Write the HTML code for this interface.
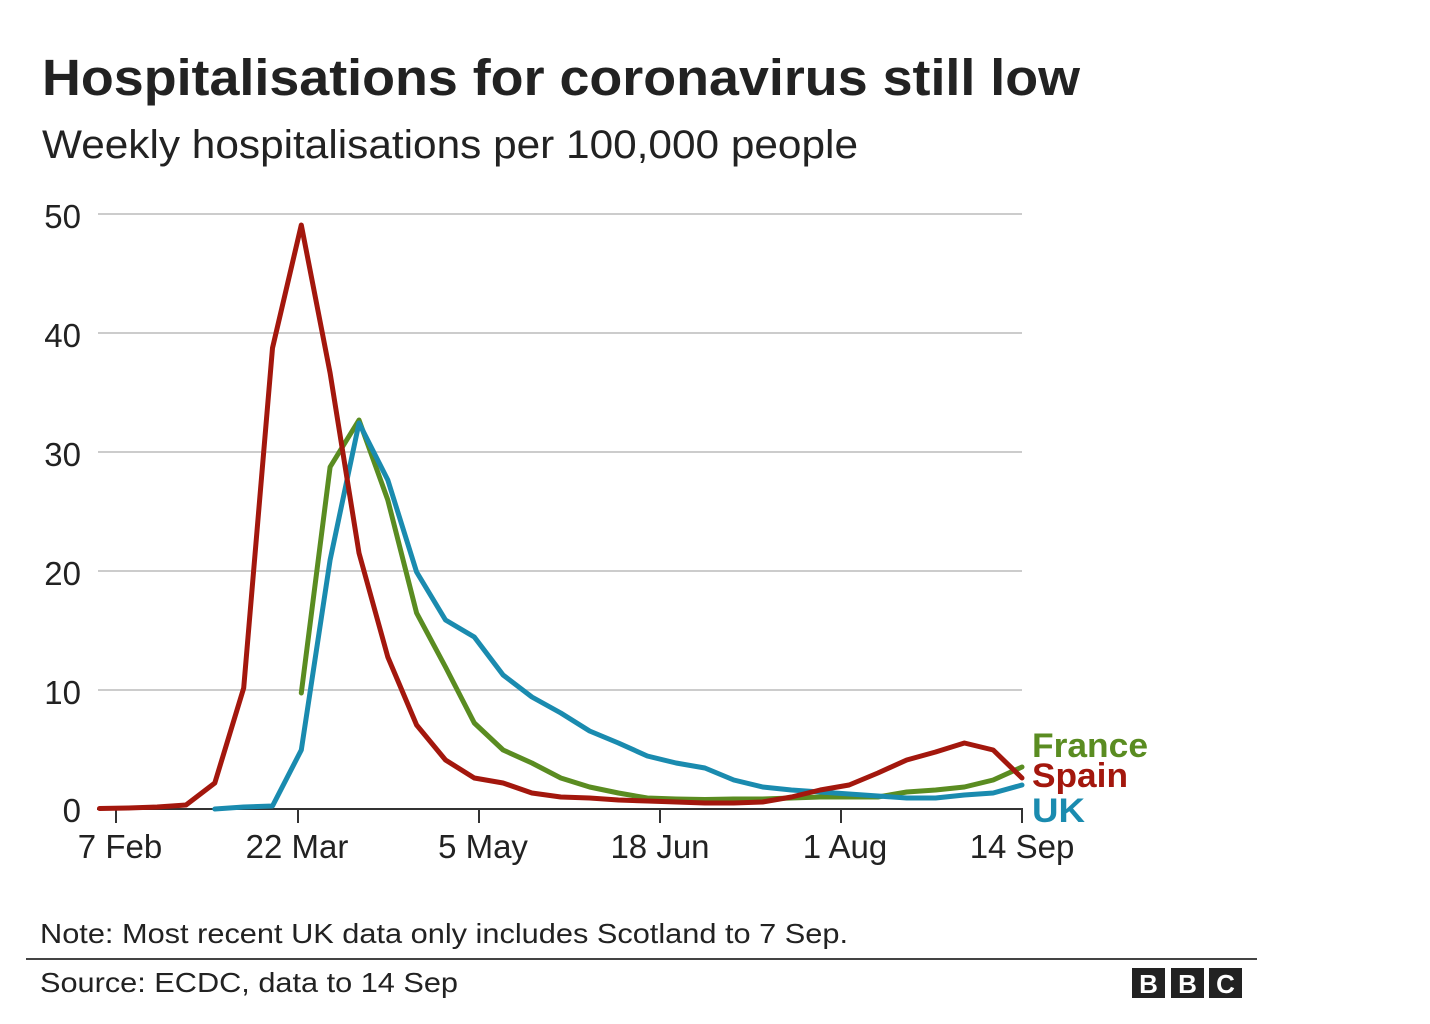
<!DOCTYPE html>
<html>
<head>
<meta charset="utf-8">
<style>
  html, body { margin:0; padding:0; background:#fff; }
  svg { display:block; }
  text { font-family: "Liberation Sans", Arial, sans-serif; }
</style>
</head>
<body>
<svg width="1430" height="1024" viewBox="0 0 1430 1024" xmlns="http://www.w3.org/2000/svg">
  <rect width="1430" height="1024" fill="#fff"/>

  <!-- Title & subtitle -->
  <text x="42" y="95" font-size="51" font-weight="bold" fill="#222" textLength="1038" lengthAdjust="spacingAndGlyphs">Hospitalisations for coronavirus still low</text>
  <text x="42" y="158" font-size="40" fill="#222" textLength="816" lengthAdjust="spacingAndGlyphs">Weekly hospitalisations per 100,000 people</text>

  <!-- Gridlines -->
  <g stroke="#cccccc" stroke-width="2">
    <line x1="98" y1="214" x2="1022" y2="214"/>
    <line x1="98" y1="333" x2="1022" y2="333"/>
    <line x1="98" y1="452" x2="1022" y2="452"/>
    <line x1="98" y1="571" x2="1022" y2="571"/>
    <line x1="98" y1="690" x2="1022" y2="690"/>
  </g>

  <!-- Y labels -->
  <g font-size="33" fill="#222" text-anchor="end">
    <text x="81" y="228">50</text>
    <text x="81" y="347">40</text>
    <text x="81" y="466">30</text>
    <text x="81" y="585">20</text>
    <text x="81" y="704">10</text>
    <text x="81" y="822">0</text>
  </g>

  <!-- Axis -->
  <line x1="97" y1="809" x2="1023" y2="809" stroke="#333" stroke-width="2"/>
  <g stroke="#333" stroke-width="2">
    <line x1="116" y1="809" x2="116" y2="823"/>
    <line x1="298" y1="809" x2="298" y2="823"/>
    <line x1="479" y1="809" x2="479" y2="823"/>
    <line x1="660" y1="809" x2="660" y2="823"/>
    <line x1="841" y1="809" x2="841" y2="823"/>
    <line x1="1022" y1="809" x2="1022" y2="823"/>
  </g>
  <g font-size="33" fill="#222" text-anchor="middle">
    <text x="120" y="858">7 Feb</text>
    <text x="297" y="858">22 Mar</text>
    <text x="483" y="858">5 May</text>
    <text x="660" y="858">18 Jun</text>
    <text x="845" y="858">1 Aug</text>
    <text x="1022" y="858">14 Sep</text>
  </g>

  <!-- Series -->
  <g fill="none" stroke-width="5" stroke-linejoin="round" stroke-linecap="round">
    <!-- France -->
    <polyline stroke="#5a8c21" points="301.3,693 330.1,467 359.0,420 387.8,500 416.6,613 445.5,667 474.3,723 503.1,750 531.9,763 560.8,778 589.6,787 618.4,793 647.3,798 676.1,799 704.9,799.5 733.8,799 762.6,799 791.4,798 820.2,797 849.1,797 877.9,797 906.7,792 935.6,790 964.4,787 993.2,780 1022.0,767"/>
    <!-- UK -->
    <polyline stroke="#1a8baf" points="214.8,809 243.7,807 272.5,806 301.3,750 330.1,560 359.0,423 387.8,480 416.6,572 445.5,620 474.3,637 503.1,675 531.9,697 560.8,713 589.6,731 618.4,743 647.3,756 676.1,763 704.9,768 733.8,780 762.6,787 791.4,790 820.2,792 849.1,794 877.9,796 906.7,798 935.6,798 964.4,795 993.2,793 1022.0,785"/>
    <!-- Spain -->
    <polyline stroke="#a3170d" points="99.5,808.5 128.3,808 157.2,807 186.0,805 214.8,783 243.7,688 272.5,348 301.3,225 330.1,373 359.0,553 387.8,657 416.6,725 445.5,760 474.3,778 503.1,783 531.9,793 560.8,797 589.6,798 618.4,800 647.3,801 676.1,802 704.9,803 733.8,803 762.6,802 791.4,797 820.2,790 849.1,785 877.9,773 906.7,760 935.6,752 964.4,743 993.2,750 1022.0,778"/>
  </g>

  <!-- Legend labels -->
  <g font-size="34" font-weight="bold">
    <text x="1032" y="757" fill="#5a8c21" textLength="116" lengthAdjust="spacingAndGlyphs">France</text>
    <text x="1032" y="787" fill="#a3170d" textLength="96" lengthAdjust="spacingAndGlyphs">Spain</text>
    <text x="1032" y="822" fill="#1a8baf" textLength="53" lengthAdjust="spacingAndGlyphs">UK</text>
  </g>

  <!-- Footer -->
  <text x="40" y="943" font-size="28" fill="#222" textLength="808" lengthAdjust="spacingAndGlyphs">Note: Most recent UK data only includes Scotland to 7 Sep.</text>
  <line x1="26" y1="959" x2="1257" y2="959" stroke="#444" stroke-width="2"/>
  <text x="40" y="992" font-size="28" fill="#222" textLength="418" lengthAdjust="spacingAndGlyphs">Source: ECDC, data to 14 Sep</text>

  <!-- BBC logo -->
  <g>
    <rect x="1132" y="968" width="33" height="30" fill="#222"/>
    <rect x="1171" y="968" width="33" height="30" fill="#222"/>
    <rect x="1209" y="968" width="33" height="30" fill="#222"/>
    <g font-size="26" font-weight="bold" fill="#fff" text-anchor="middle">
      <text x="1148.5" y="993">B</text>
      <text x="1187.5" y="993">B</text>
      <text x="1225.5" y="993">C</text>
    </g>
  </g>
</svg>
</body>
</html>
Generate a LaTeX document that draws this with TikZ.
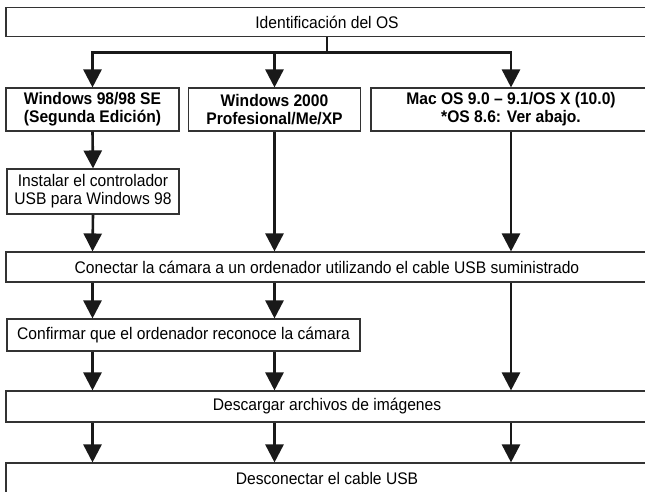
\documentclass[tikz,border=0pt]{standalone}
\usepackage{fontspec}
\setmainfont{Liberation Sans}[FakeStretch=0.93]
\usetikzlibrary{arrows.meta}
\begin{document}
\begin{tikzpicture}[x=1pt,y=-1pt,
  box/.style={draw=black!80,line width=1.1pt,inner sep=0pt,align=center,
    font=\fontsize{16.8}{18}\selectfont},
  bbox/.style={box,font=\fontsize{16.8}{18}\selectfont\bfseries},
  link/.style={draw=black!90,line width=2.6pt},
  arr/.style={link,-{Triangle[width=18pt,length=18pt]}}]
\useasboundingbox (0,0) rectangle (645,492);
\fill[white] (0,0) rectangle (645,492);
% boxes
\node[box,minimum width=642pt,minimum height=29.4pt] (top) at (327,22) {Identificación del OS};
\node[bbox,minimum width=173pt,minimum height=43pt] (w98) at (92.5,109.5) {Windows 98/98 SE\\(Segunda Edición)};
\node[bbox,minimum width=172pt,minimum height=43pt] (w2k) at (274.5,109.5) {Windows 2000\\Profesional/Me/XP};
\node[bbox,minimum width=280pt,minimum height=43pt] (mac) at (511,109.5) {Mac OS 9.0 – 9.1/OS X (10.0)\\*OS 8.6: Ver abajo.};
\node[box,minimum width=172pt,minimum height=45pt] (inst) at (93,191.5) {Instalar el controlador\\USB para Windows 98};
\node[box,minimum width=642pt,minimum height=30pt] (conn) at (327,267) {Conectar la cámara a un ordenador utilizando el cable USB suministrado};
\node[box,minimum width=353pt,minimum height=32pt] (conf) at (183.5,335) {Confirmar que el ordenador reconoce la cámara};
\node[box,minimum width=642pt,minimum height=31pt] (desc) at (327,406.5) {Descargar archivos de imágenes};
\node[box,minimum width=642pt,minimum height=31pt] (disc) at (327,478.5) {Desconectar el cable USB};
% column positions
\coordinate (cL) at (92.5,0);
\coordinate (cM) at (274.5,0);
\coordinate (cR) at (511,0);
\coordinate (j) at (327,52.3);
% connectors
\draw[link] (top.south) -- (j);
\draw[arr] (j) -| (w98.north);
\draw[arr] (j) -| (w2k.north);
\draw[arr] (j) -| (mac.north);
\draw[arr] (w98.south) -- (inst.north);
\draw[arr] (inst.south) -- (cL |- conn.north);
\draw[arr] (w2k.south) -- (cM |- conn.north);
\draw[arr] (mac.south) -- (cR |- conn.north);
\draw[arr] (cL |- conn.south) -- (cL |- conf.north);
\draw[arr] (cM |- conn.south) -- (cM |- conf.north);
\draw[arr] (cL |- conf.south) -- (cL |- desc.north);
\draw[arr] (cM |- conf.south) -- (cM |- desc.north);
\draw[arr] (cR |- conn.south) -- (cR |- desc.north);
\draw[arr] (cL |- desc.south) -- (cL |- disc.north);
\draw[arr] (cM |- desc.south) -- (cM |- disc.north);
\draw[arr] (cR |- desc.south) -- (cR |- disc.north);
\end{tikzpicture}
\end{document}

***

Goal of the exercise => Tally up the lines holding the word "this" in the data above, and answer with that figure only.

Problem solution => 2